Milton Lee Olive III’s selfless act as a
At the age of 19, Olive was already a hardened combat veteran. He was called “Skipper.” He was born on November 7, 1946, in Chicago, Illinois. Unfortunately, his mother died four hours after he was born.
Olive moved to Lexington, Mississippi, where he spent his younger years with his grandmother. In January 1964, during Olive’s second year of high school, the 24th Amendment was ratified, guaranteeing the right to vote without paying poll taxes that had been used to suppress the black vote in the South.
According to reports, Olive was one of the 3,000 students participating in “Mississippi Freedom Schools,” which taught black students about their rights and their potential to bring change at the polls. When the school year ended in 1964, Olive became a volunteer in The Mississippi Summer Project to register black voters.
As violence intensified, Olive’s grandmother sent him back to Chicago. The then 17-year-old learned that some of his credits earned in Mississippi didn’t count, and he would have to repeat his sophomore year.
Dispirited, he left school to find a job, but his search wasn’t fruitful. On his 18th birthday, Olive enlisted in the Army.
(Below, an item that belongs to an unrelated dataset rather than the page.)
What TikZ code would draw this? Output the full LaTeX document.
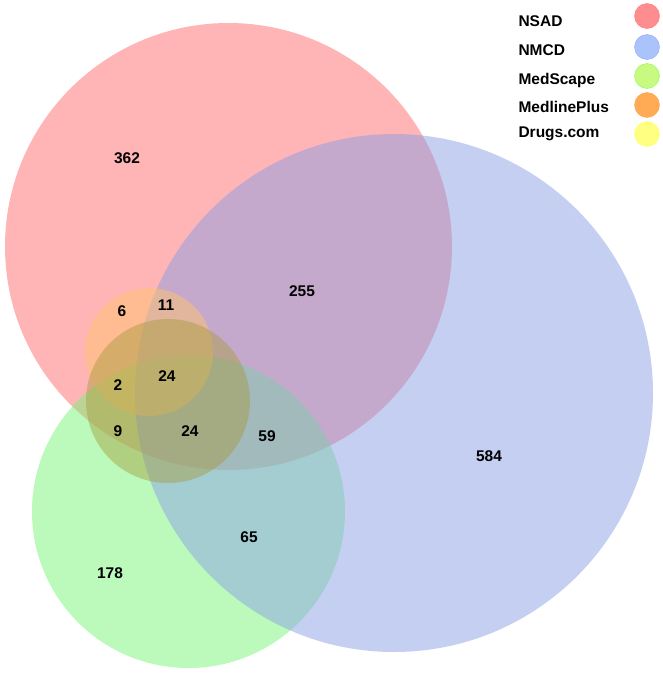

A letter he wrote home read: “You said I was crazy for joining up. Well, I’ve gone you one better. I’m now an official U.S. Army Paratrooper.”
Olive was part of the U.S. Army‘s 173rd Airborne Brigade. They were the first major combat unit to arrive in Vietnam in May 1963. As the Army’s only action-ready unit in the Pacific at that time, the “Sky Soldiers” of the 173rd soon encountered the enemy firsthand.
The soldiers struggled to secure and keep the 60-square-mile area known as War Zone D or the “Iron Triangle”. At different times, the enemy fired. Olive, by all accounts a good-humoured, hardworking soldier, was constantly upfront, exposing himself to the enemy fire, according to American Military History.
Olive and four others, including his platoon commander, were reportedly pursuing one band of Viet Cong through the tangled growth when suddenly, one of the enemies turned and threw a hand grenade into the middle of the platoon. Olive demonstrated his selfless bravery when he sacrificed his life by falling on the grenade to save his fellow infantrymen during a patrol in Phu Cuong, Vietnam on October 22, 1965.
“It was the most incredible display of selfless bravery I ever witnessed,” Texan Jimmy Stanford, a lieutenant in the 173rd Airborne Brigade Stanford and one of the four men Olive saved, said later.
“A day doesn’t go by that I don’t think about him,” Stanford said. “Milton Olive changed me. I made a vow never to forget him.”
Olive III was posthumously awarded the Medal of Honor by President Lyndon B. Johnson on April 21, 1966, becoming the first black recipient of the Medal of Honor in the Vietnam War.
Olive was interred in the West Grove Cemetery in Lexington, Mississippi. His gravestone was the first to display the Medal of Honor (MOH) medallion designed by NCA’s Advisory Committee on Cemeteries and Memorials for those recipients buried in private cemeteries.